Written exercise. Every line below should be copied exactly; drop the pictures.

Given information.
#####

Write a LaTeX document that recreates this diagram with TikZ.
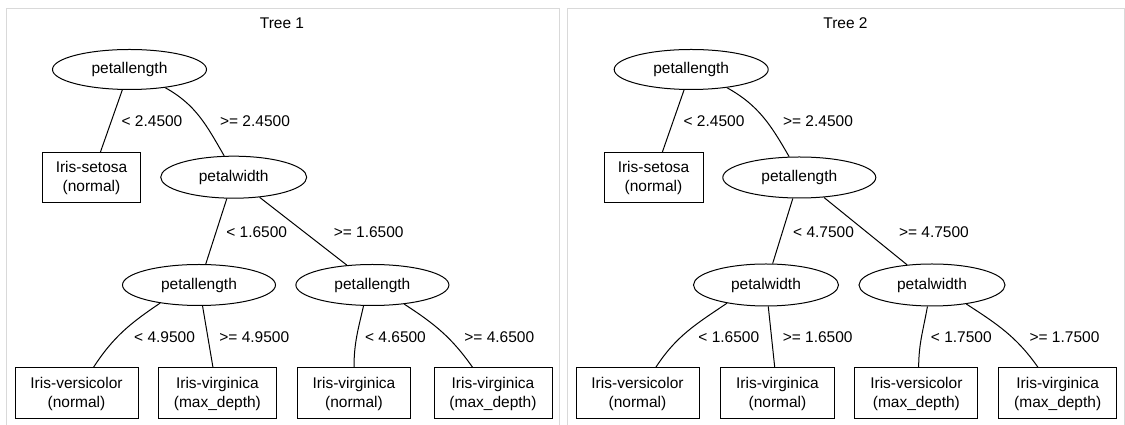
\documentclass[tikz,border=0pt]{standalone}
\usepackage{fontspec}
\setmainfont{Liberation Sans}
\usetikzlibrary{shapes.geometric}
\begin{document}
\begin{tikzpicture}[x=1pt,y=1pt,
  every node/.style={font=\fontsize{15.5}{19}\selectfont, inner sep=0pt},
  ell/.style={draw, ellipse, line width=1pt, minimum height=41pt},
  leaf/.style={draw, rectangle, line width=1pt, align=center, minimum height=51pt},
  conn/.style={draw, line width=1pt},
  lbl/.style={},
  panel/.style={draw=black!15, line width=1pt}]
\useasboundingbox (0,0) rectangle (1125,425);
\draw[panel] (6,-10) rectangle (559,416);
\draw[panel] (567.5,-10) rectangle (1124,416);

% ---------- Tree 1 ----------
\node (t1) at (282,402) {Tree 1};
\node[ell, minimum width=154pt, minimum height=40pt] (r1) at (129.5,355.5) {petallength};
\node[leaf, minimum width=98pt, minimum height=50pt] (s1) at (91.5,247.5) {Iris-setosa\\(normal)};
\node[ell, minimum width=146pt, minimum height=42pt] (w1) at (233.7,247.8) {petalwidth};
\node[ell, minimum width=153pt] (l1) at (199,140) {petallength};
\node[ell, minimum width=153pt] (q1) at (372.4,140) {petallength};
\node[leaf, minimum width=123pt] (a1) at (76.5,31.5) {Iris-versicolor\\(normal)};
\node[leaf, minimum width=118pt] (b1) at (217.4,31.5) {Iris-virginica\\(max\_depth)};
\node[leaf, minimum width=113pt] (c1) at (354,31.5) {Iris-virginica\\(normal)};
\node[leaf, minimum width=118pt] (d1) at (493,31.5) {Iris-virginica\\(max\_depth)};

\draw[conn] (r1) -- (s1);
\draw[conn] (r1.-27) to[out=-29,in=120] (w1.114);
\draw[conn] (w1) -- (l1);
\draw[conn] (w1) -- (q1);
\draw[conn] (l1.205) to[out=214,in=57] (a1.57);
\draw[conn] (l1) -- (b1);
\draw[conn] (q1.-113) to[out=-103,in=90] (c1.north);
\draw[conn] (q1.-31) to[out=-33,in=125] (d1.128);

\node[lbl] (e1a) at (152,304) {< 2.4500};
\node[lbl] (e1b) at (255,304) {>= 2.4500};
\node[lbl] (e1c) at (256.7,193) {< 1.6500};
\node[lbl] (e1d) at (368.7,193) {>= 1.6500};
\node[lbl] (e1e) at (164.6,88) {< 4.9500};
\node[lbl] (e1f) at (254.3,88) {>= 4.9500};
\node[lbl] (e1g) at (395.5,88) {< 4.6500};
\node[lbl] (e1h) at (499.3,88) {>= 4.6500};

% ---------- Tree 2 ----------
\node (t2) at (845.5,402) {Tree 2};
\node[ell, minimum width=154pt, minimum height=40pt] (r2) at (691.2,355.5) {petallength};
\node[leaf, minimum width=99pt, minimum height=50pt] (s2) at (653.5,247.5) {Iris-setosa\\(normal)};
\node[ell, minimum width=153pt] (w2) at (799.3,247.5) {petallength};
\node[ell, minimum width=145pt, minimum height=42pt] (l2) at (766,140) {petalwidth};
\node[ell, minimum width=146pt, minimum height=42pt] (q2) at (932,140) {petalwidth};
\node[leaf, minimum width=123pt] (a2) at (637.5,31.5) {Iris-versicolor\\(normal)};
\node[leaf, minimum width=114pt] (b2) at (777.5,31.5) {Iris-virginica\\(normal)};
\node[leaf, minimum width=123pt] (c2) at (916.4,31.5) {Iris-versicolor\\(max\_depth)};
\node[leaf, minimum width=118pt] (d2) at (1057.7,31.5) {Iris-virginica\\(max\_depth)};

\draw[conn] (r2) -- (s2);
\draw[conn] (r2.-27) to[out=-29,in=120] (w2.116);
\draw[conn] (w2) -- (l2);
\draw[conn] (w2) -- (q2);
\draw[conn] (l2.205) to[out=214,in=57] (a2.55);
\draw[conn] (l2) -- (b2);
\draw[conn] (q2.-102) to[out=-100,in=90] (c2.85);
\draw[conn] (q2.-29) to[out=-33,in=125] (d2.127);

\node[lbl] (e2a) at (714,304) {< 2.4500};
\node[lbl] (e2b) at (818,304) {>= 2.4500};
\node[lbl] (e2c) at (823.6,193) {< 4.7500};
\node[lbl] (e2d) at (933.9,193) {>= 4.7500};
\node[lbl] (e2e) at (728.8,88) {< 1.6500};
\node[lbl] (e2f) at (817.7,88) {>= 1.6500};
\node[lbl] (e2g) at (961.3,88) {< 1.7500};
\node[lbl] (e2h) at (1064.5,88) {>= 1.7500};
\end{tikzpicture}
\end{document}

#####

Written answer.
Write a LaTeX document that recreates this diagram with TikZ.
\documentclass[tikz,border=0pt]{standalone}
\usepackage{fontspec}
\setmainfont{Liberation Sans}
\usetikzlibrary{shapes.geometric}
\begin{document}
\begin{tikzpicture}[x=1pt,y=1pt,
  every node/.style={font=\fontsize{15.5}{19}\selectfont, inner sep=0pt},
  ell/.style={draw, ellipse, line width=1pt, minimum height=41pt},
  leaf/.style={draw, rectangle, line width=1pt, align=center, minimum height=51pt},
  conn/.style={draw, line width=1pt},
  lbl/.style={},
  panel/.style={draw=black!15, line width=1pt}]
\useasboundingbox (0,0) rectangle (1125,425);
\draw[panel] (6,-10) rectangle (559,416);
\draw[panel] (567.5,-10) rectangle (1124,416);

% ---------- Tree 1 ----------
\node (t1) at (282,402) {Tree 1};
\node[ell, minimum width=154pt, minimum height=40pt] (r1) at (129.5,355.5) {petallength};
\node[leaf, minimum width=98pt, minimum height=50pt] (s1) at (91.5,247.5) {Iris-setosa\\(normal)};
\node[ell, minimum width=146pt, minimum height=42pt] (w1) at (233.7,247.8) {petalwidth};
\node[ell, minimum width=153pt] (l1) at (199,140) {petallength};
\node[ell, minimum width=153pt] (q1) at (372.4,140) {petallength};
\node[leaf, minimum width=123pt] (a1) at (76.5,31.5) {Iris-versicolor\\(normal)};
\node[leaf, minimum width=118pt] (b1) at (217.4,31.5) {Iris-virginica\\(max\_depth)};
\node[leaf, minimum width=113pt] (c1) at (354,31.5) {Iris-virginica\\(normal)};
\node[leaf, minimum width=118pt] (d1) at (493,31.5) {Iris-virginica\\(max\_depth)};

\draw[conn] (r1) -- (s1);
\draw[conn] (r1.-27) to[out=-29,in=120] (w1.114);
\draw[conn] (w1) -- (l1);
\draw[conn] (w1) -- (q1);
\draw[conn] (l1.205) to[out=214,in=57] (a1.57);
\draw[conn] (l1) -- (b1);
\draw[conn] (q1.-113) to[out=-103,in=90] (c1.north);
\draw[conn] (q1.-31) to[out=-33,in=125] (d1.128);

\node[lbl] (e1a) at (152,304) {< 2.4500};
\node[lbl] (e1b) at (255,304) {>= 2.4500};
\node[lbl] (e1c) at (256.7,193) {< 1.6500};
\node[lbl] (e1d) at (368.7,193) {>= 1.6500};
\node[lbl] (e1e) at (164.6,88) {< 4.9500};
\node[lbl] (e1f) at (254.3,88) {>= 4.9500};
\node[lbl] (e1g) at (395.5,88) {< 4.6500};
\node[lbl] (e1h) at (499.3,88) {>= 4.6500};

% ---------- Tree 2 ----------
\node (t2) at (845.5,402) {Tree 2};
\node[ell, minimum width=154pt, minimum height=40pt] (r2) at (691.2,355.5) {petallength};
\node[leaf, minimum width=99pt, minimum height=50pt] (s2) at (653.5,247.5) {Iris-setosa\\(normal)};
\node[ell, minimum width=153pt] (w2) at (799.3,247.5) {petallength};
\node[ell, minimum width=145pt, minimum height=42pt] (l2) at (766,140) {petalwidth};
\node[ell, minimum width=146pt, minimum height=42pt] (q2) at (932,140) {petalwidth};
\node[leaf, minimum width=123pt] (a2) at (637.5,31.5) {Iris-versicolor\\(normal)};
\node[leaf, minimum width=114pt] (b2) at (777.5,31.5) {Iris-virginica\\(normal)};
\node[leaf, minimum width=123pt] (c2) at (916.4,31.5) {Iris-versicolor\\(max\_depth)};
\node[leaf, minimum width=118pt] (d2) at (1057.7,31.5) {Iris-virginica\\(max\_depth)};

\draw[conn] (r2) -- (s2);
\draw[conn] (r2.-27) to[out=-29,in=120] (w2.116);
\draw[conn] (w2) -- (l2);
\draw[conn] (w2) -- (q2);
\draw[conn] (l2.205) to[out=214,in=57] (a2.55);
\draw[conn] (l2) -- (b2);
\draw[conn] (q2.-102) to[out=-100,in=90] (c2.85);
\draw[conn] (q2.-29) to[out=-33,in=125] (d2.127);

\node[lbl] (e2a) at (714,304) {< 2.4500};
\node[lbl] (e2b) at (818,304) {>= 2.4500};
\node[lbl] (e2c) at (823.6,193) {< 4.7500};
\node[lbl] (e2d) at (933.9,193) {>= 4.7500};
\node[lbl] (e2e) at (728.8,88) {< 1.6500};
\node[lbl] (e2f) at (817.7,88) {>= 1.6500};
\node[lbl] (e2g) at (961.3,88) {< 1.7500};
\node[lbl] (e2h) at (1064.5,88) {>= 1.7500};
\end{tikzpicture}
\end{document}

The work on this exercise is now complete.